• **What this task involves**
Only the lines from the line containing "Clone this chart in Apache ECharts." to the line containing "const chart = echarts.init(document.getElementById('chart'));", with both of those lines, are to be repeated exactly. Leave the images out.
>> START Rows
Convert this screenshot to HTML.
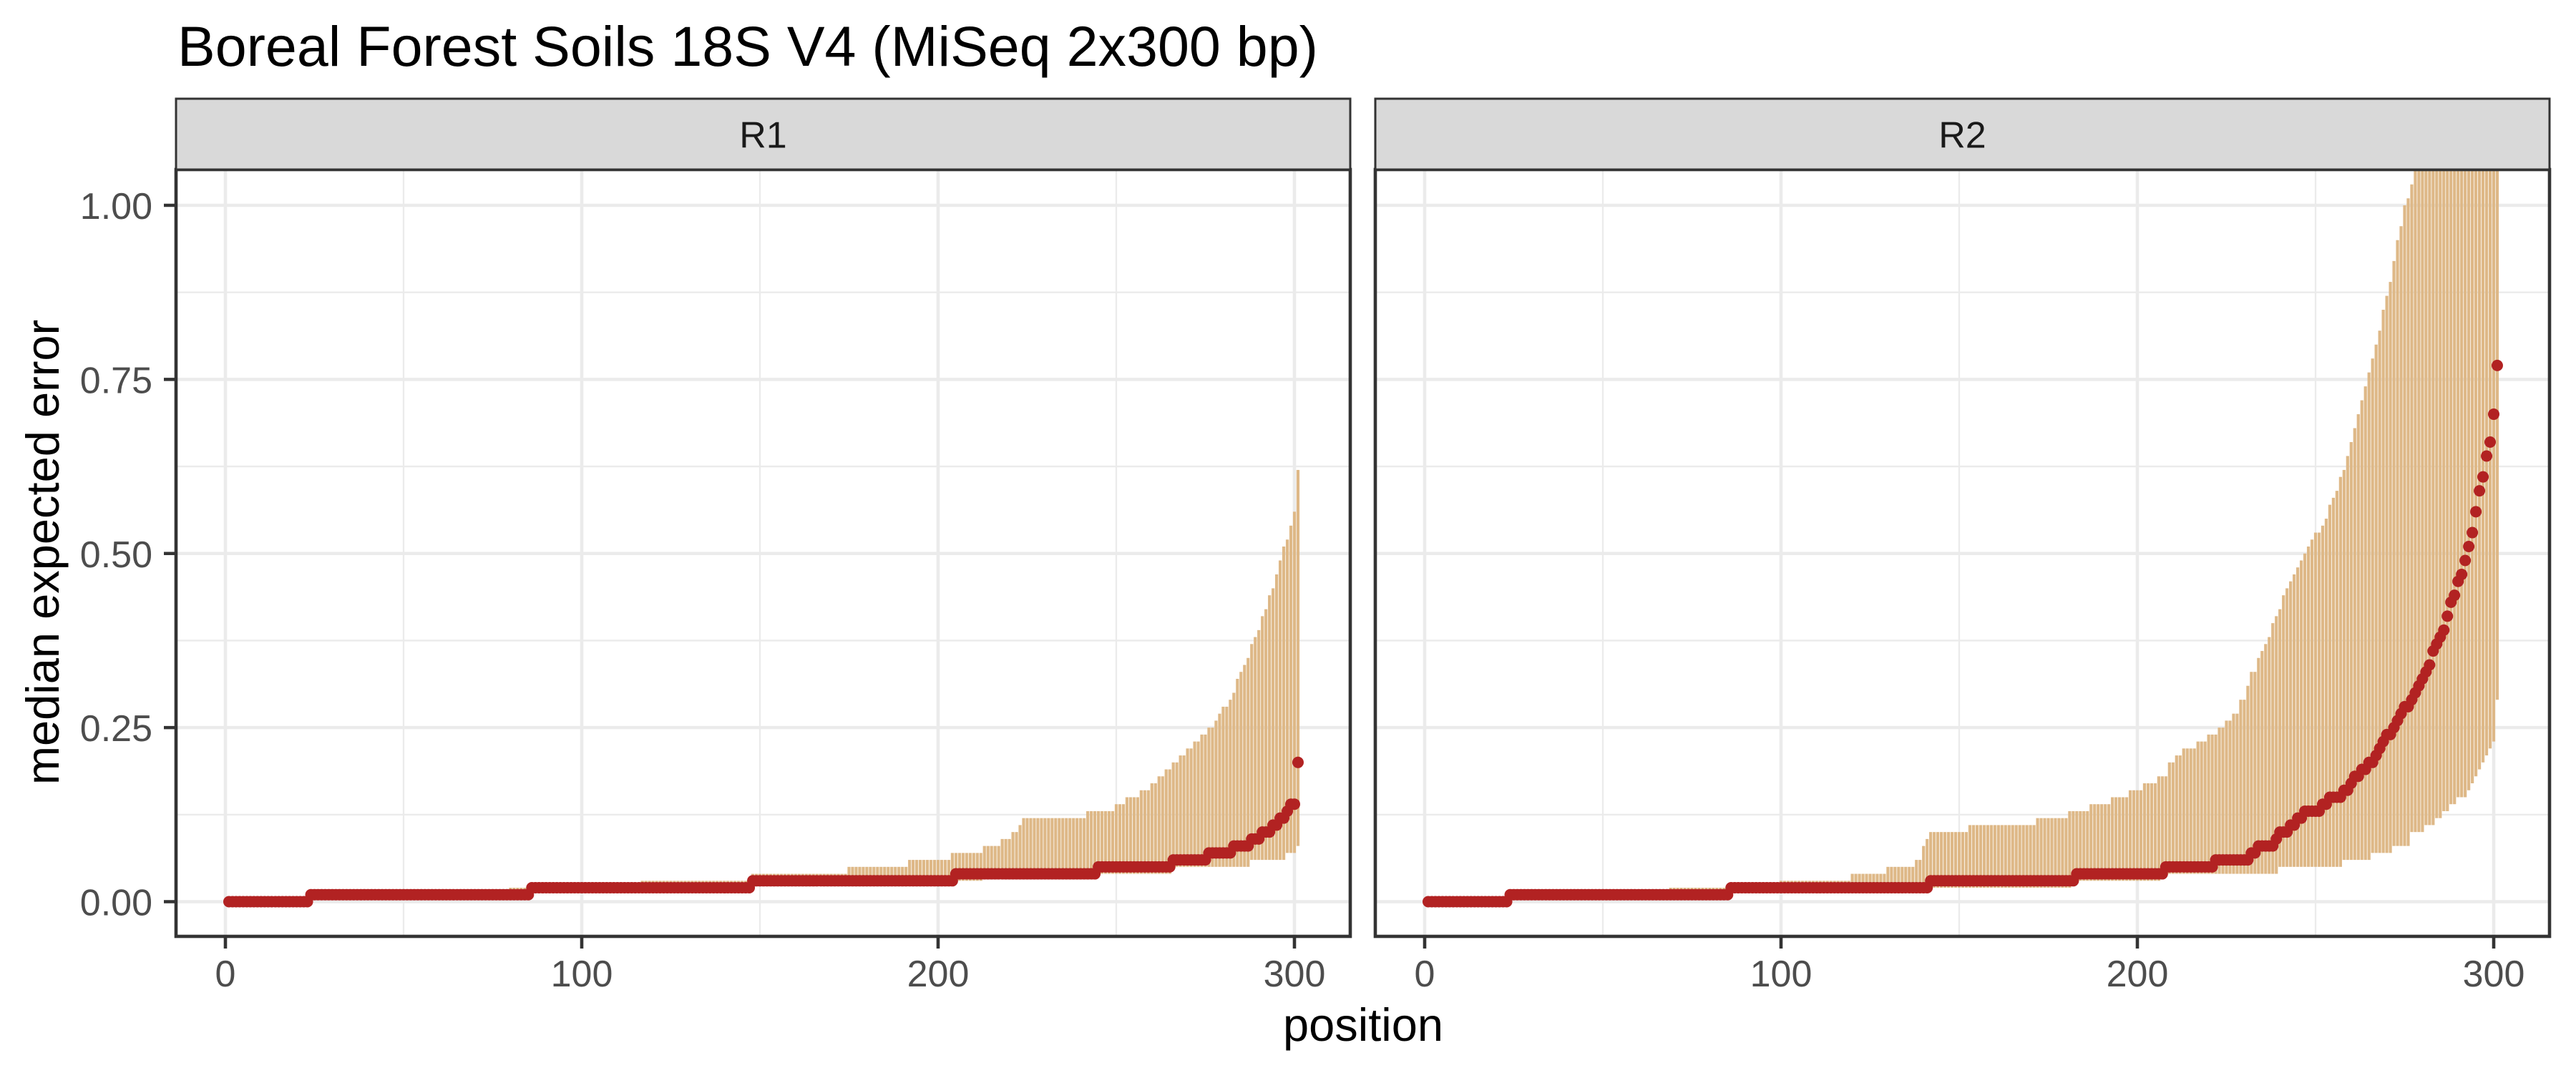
>> END Rows
>> START Rows
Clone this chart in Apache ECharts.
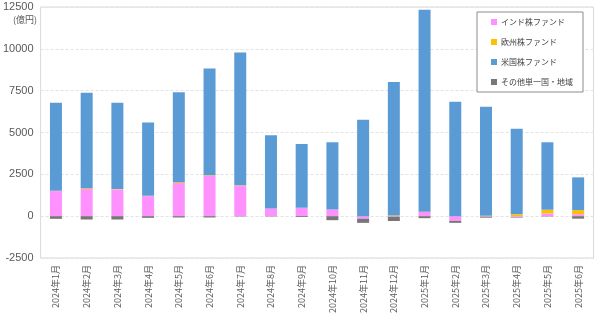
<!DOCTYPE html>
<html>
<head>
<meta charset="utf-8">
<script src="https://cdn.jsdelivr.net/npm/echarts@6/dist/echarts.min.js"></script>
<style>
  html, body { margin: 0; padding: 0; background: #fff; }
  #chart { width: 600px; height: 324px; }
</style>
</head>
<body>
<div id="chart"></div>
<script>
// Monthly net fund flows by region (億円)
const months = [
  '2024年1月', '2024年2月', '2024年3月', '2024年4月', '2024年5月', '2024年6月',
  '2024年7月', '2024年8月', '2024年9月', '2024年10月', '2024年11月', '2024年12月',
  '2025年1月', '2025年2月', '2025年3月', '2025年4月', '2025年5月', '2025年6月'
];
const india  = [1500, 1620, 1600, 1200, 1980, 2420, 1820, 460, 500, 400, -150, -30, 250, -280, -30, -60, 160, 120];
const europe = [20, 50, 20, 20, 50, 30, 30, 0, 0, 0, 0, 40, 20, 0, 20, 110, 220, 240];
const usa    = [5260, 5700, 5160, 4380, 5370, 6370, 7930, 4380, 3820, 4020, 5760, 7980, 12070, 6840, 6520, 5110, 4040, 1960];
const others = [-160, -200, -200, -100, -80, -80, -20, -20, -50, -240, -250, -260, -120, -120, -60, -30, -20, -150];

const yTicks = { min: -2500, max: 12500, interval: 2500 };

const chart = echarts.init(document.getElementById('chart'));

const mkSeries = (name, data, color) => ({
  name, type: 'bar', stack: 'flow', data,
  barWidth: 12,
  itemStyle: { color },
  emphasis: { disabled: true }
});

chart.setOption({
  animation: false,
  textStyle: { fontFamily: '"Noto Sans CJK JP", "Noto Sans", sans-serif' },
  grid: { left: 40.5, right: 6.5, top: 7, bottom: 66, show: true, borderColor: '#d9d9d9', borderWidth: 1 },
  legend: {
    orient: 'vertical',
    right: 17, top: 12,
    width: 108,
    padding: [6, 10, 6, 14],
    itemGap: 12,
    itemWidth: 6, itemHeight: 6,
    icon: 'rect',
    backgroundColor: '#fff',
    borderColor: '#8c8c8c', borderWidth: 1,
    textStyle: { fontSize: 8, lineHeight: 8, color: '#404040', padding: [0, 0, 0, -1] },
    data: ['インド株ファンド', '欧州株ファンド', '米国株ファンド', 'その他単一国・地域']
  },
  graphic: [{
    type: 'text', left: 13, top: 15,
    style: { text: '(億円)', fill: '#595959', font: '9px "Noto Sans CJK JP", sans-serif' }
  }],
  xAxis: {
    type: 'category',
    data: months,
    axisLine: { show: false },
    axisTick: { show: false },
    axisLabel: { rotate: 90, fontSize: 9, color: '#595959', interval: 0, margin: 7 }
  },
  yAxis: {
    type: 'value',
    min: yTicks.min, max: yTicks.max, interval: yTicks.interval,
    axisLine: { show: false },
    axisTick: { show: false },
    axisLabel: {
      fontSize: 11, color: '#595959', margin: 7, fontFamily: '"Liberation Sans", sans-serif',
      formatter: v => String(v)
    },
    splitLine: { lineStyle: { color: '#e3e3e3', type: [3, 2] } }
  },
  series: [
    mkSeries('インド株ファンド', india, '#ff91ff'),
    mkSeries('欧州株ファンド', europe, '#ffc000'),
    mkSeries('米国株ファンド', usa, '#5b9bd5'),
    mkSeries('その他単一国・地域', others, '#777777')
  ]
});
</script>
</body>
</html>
>> END Rows
• **Problem solution**
Clone this chart in Apache ECharts.
<!DOCTYPE html>
<html>
<head>
<meta charset="utf-8">
<script src="https://cdn.jsdelivr.net/npm/echarts@6/dist/echarts.min.js"></script>
<style>
  html, body { margin: 0; padding: 0; background: #fff; }
  #chart { width: 600px; height: 324px; }
</style>
</head>
<body>
<div id="chart"></div>
<script>
// Monthly net fund flows by region (億円)
const months = [
  '2024年1月', '2024年2月', '2024年3月', '2024年4月', '2024年5月', '2024年6月',
  '2024年7月', '2024年8月', '2024年9月', '2024年10月', '2024年11月', '2024年12月',
  '2025年1月', '2025年2月', '2025年3月', '2025年4月', '2025年5月', '2025年6月'
];
const india  = [1500, 1620, 1600, 1200, 1980, 2420, 1820, 460, 500, 400, -150, -30, 250, -280, -30, -60, 160, 120];
const europe = [20, 50, 20, 20, 50, 30, 30, 0, 0, 0, 0, 40, 20, 0, 20, 110, 220, 240];
const usa    = [5260, 5700, 5160, 4380, 5370, 6370, 7930, 4380, 3820, 4020, 5760, 7980, 12070, 6840, 6520, 5110, 4040, 1960];
const others = [-160, -200, -200, -100, -80, -80, -20, -20, -50, -240, -250, -260, -120, -120, -60, -30, -20, -150];

const yTicks = { min: -2500, max: 12500, interval: 2500 };

const chart = echarts.init(document.getElementById('chart'));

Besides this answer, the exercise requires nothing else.